On 08/02/2012 02:27 PM, Christoph Hellwig wrote:
> On Thu, Aug 02, 2012 at 02:25:56PM +0800, Asias He wrote:
>> We need to support both REQ_FLUSH and REQ_FUA for bio based path since
>> it does not get the sequencing of REQ_FUA into REQ_FLUSH that request
>> based drivers can request.
>>
>> REQ_FLUSH is emulated by:
>> 1. Send VIRTIO_BLK_T_FLUSH to device
>> 2. Wait until the flush is finished
>
> There is no need to wait for the flush to finish if the REQ_FLUSH
> request has no data payload.
>
> Even if it has a payload waiting is highly suboptimal and it should
> use a non-blocking sequencing like it is done in the request layer.

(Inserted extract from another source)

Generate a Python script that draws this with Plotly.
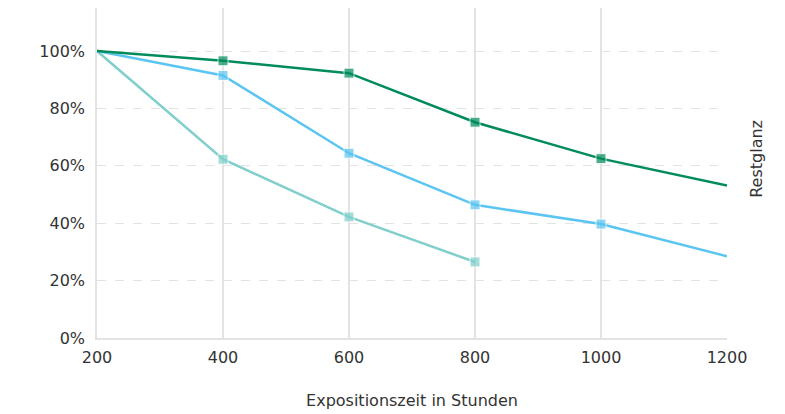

So, for REQ_FLUSH, what we need is that send out the VIRTIO_BLK_T_FLUSH 
and not to wait.

>>
>> REQ_FUA is emulated by:
>> 1. Send the actual write
>> 2. Wait until the actual write is finished
>> 3. Send VIRTIO_BLK_T_FLUSH to device
>> 4. Wait until the flush is finished
>> 5. Signal the end of the write to upper layer
>
> The same comment about not blocking applies here as well.

We still need to wait until the actual write is finished here?
Like,

REQ_FUA is emulated by:
1. Send the actual write
2. Wait until the actual write is finished
3. Send VIRTIO_BLK_T_FLUSH to device
4. Signal the end of the write to upper layer
-- 
Asias

^ permalink raw reply

* Re: [PATCH V3 3/3] virtio-blk: Add bio-based IO path for virtio-blk
From: Asias He @ 2012-08-02  6:28 UTC (permalink / raw)
  To: Christoph Hellwig
  Cc: kvm, Michael S. Tsirkin, linux-kernel, virtualization,
	Paolo Bonzini
In-Reply-To: <20120730134424.GC6041@lst.de>

On 07/30/2012 09:44 PM, Christoph Hellwig wrote:
> On Mon, Jul 30, 2012 at 09:31:06AM +0200, Paolo Bonzini wrote:
>> You only need to add REQ_FLUSH support.  The virtio-blk protocol does
>> not support REQ_FUA, because there's no easy way to do it in userspace.
>
> A bio-based driver needs to handle both REQ_FLUSH and REQ_FUA as it does
> not get the sequencing of REQ_FUA into REQ_FLUSH that request based drivers
> can request.  To what the REQ_FUA request gets translated is a different story.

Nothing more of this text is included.